AI Can’t Be Listed as Inventor on Patent Applications, Japan’s Top Court Rules

Yomiuri Shimbun file photo
The Supreme Court

The Supreme Court has dismissed an American engineer’s appeal to have artificial intelligence named as the inventor on a patent application.

The engineer had claimed the Patent Office’s rejection of the application was illegal. But in a decision dated Wednesday, the court’s Second Petty Bench turned down the engineer’s request to have the rejection overturned.

The top court’s decision finalized the rulings of the Tokyo District Court and the Intellectual Property High Court, which had dismissed the plaintiff’s request and said inventors under the Patent Law are restricted to “natural persons.”
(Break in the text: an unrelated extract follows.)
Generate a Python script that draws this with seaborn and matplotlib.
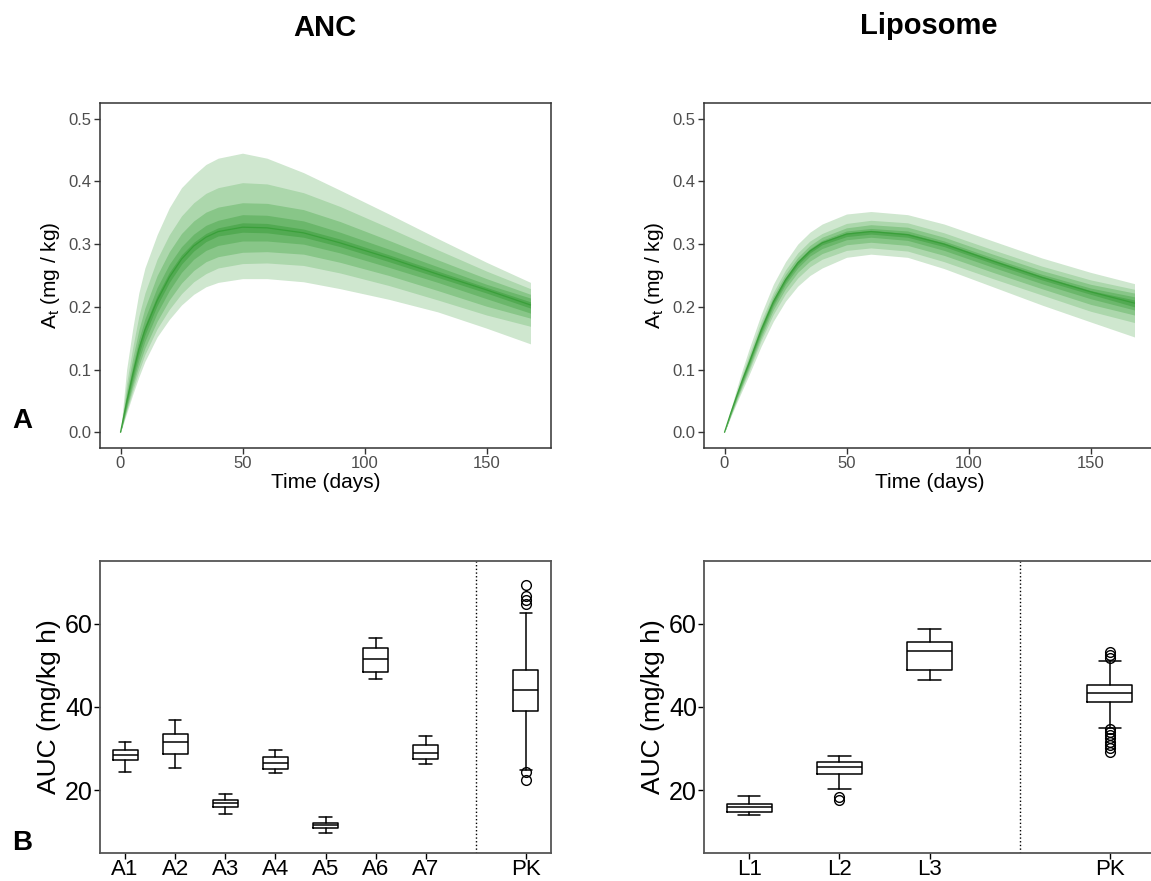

According to the rulings by the two lower courts, the plaintiff submitted an application in 2020 for food containers and other items invented by DABUS, an artificial intelligence the plaintiff had created. The plaintiff had listed the inventor’s name as “DABUS, the artificial intelligence that autonomously invented this invention.” The Patent Office ordered the plaintiff to provide the name of a person as the inventor. The plaintiff refused to do so, and the application was rejected.

In this lawsuit, the plaintiff insisted that “patent applications even for inventions created by AI should be accepted.” However, the district court ruled that the Patent Law “presumes that an inventor is a natural person.” The high court supported this position.

The high court also said the law had not anticipated the rapid development of AI, and that answering the question of whether patent rights should be granted to AI-created inventions “would require discussion given the impact this would have on society.”